Testuali le parole di Josè M. Barroso: se i politici e i negoziatori si arrendono adesso, se già adesso si parla di piano B (noi ne abbiamo parlato qui, qui e qui), allora probabilmente potranno passare al piano F, come Fallimento.
I think it is important not to give up before, because if we start (…) now to speak about Plan B in Copenhagen we’ll probably end in Plan F for failure1
Le aspettative per Copenhagen erano (e rimangono) altissime, d’altronde era dalla conferenza di Bali che si attendeva questo importantissimo momento negoziale che, a tutti gli effetti, costituisce il post-Kyoto o Kyoto II che dir si voglia. Fondamentale perchè, dalle tante parole e promesse (un po’ di circostanza) espresse a Kyoto, la politica sente la necessità di passare ad impegni più concreti. L’UE sottolinea come non sia ammissibile un risultato che porti a scelte individuali di riduzione delle emissioni e che, invece, sia necessario perseguire con tutte le forze un risultato che vincoli legalmente e politicamente ogni singolo stato.

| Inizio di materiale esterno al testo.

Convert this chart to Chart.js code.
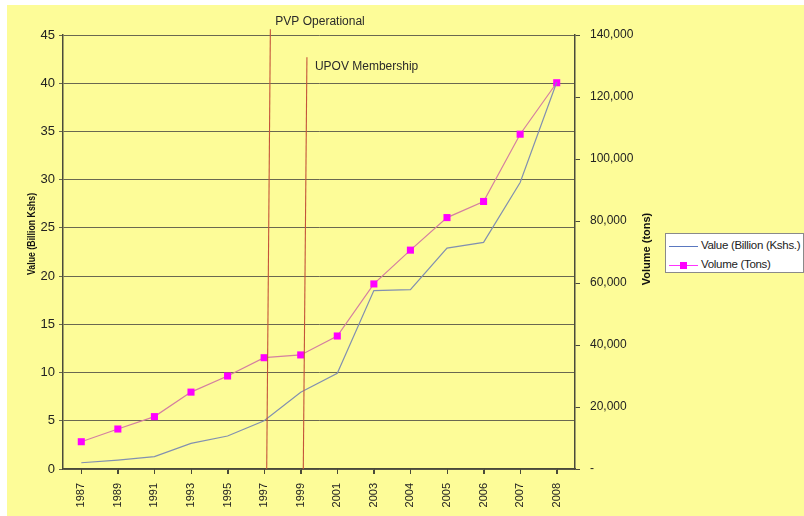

Va anche detto, a onor di cronaca, che sempre più analisti ritengono improbabile qualsiasi forma di accordo a Copenhagen. Yvo de Boer, responsabile capo dell’ONU per il clima ha spostato il suo orizzonte temporale entro la fine del 2010 per il raggiungimento di un accordo:
I don’t think we can get a legally binding agreement by Copenhagen. I think that we can get that within a year after Copenhagen2
Il motivo è presto detto: la distanza tra le posizioni occidentali e quelle dei paesi in via di sviluppo è davvero eccessiva e, al momento, sembra incolmabile. Alcuni analisti, nel dubbio, cominciano a prepararsi per Bonn 2010.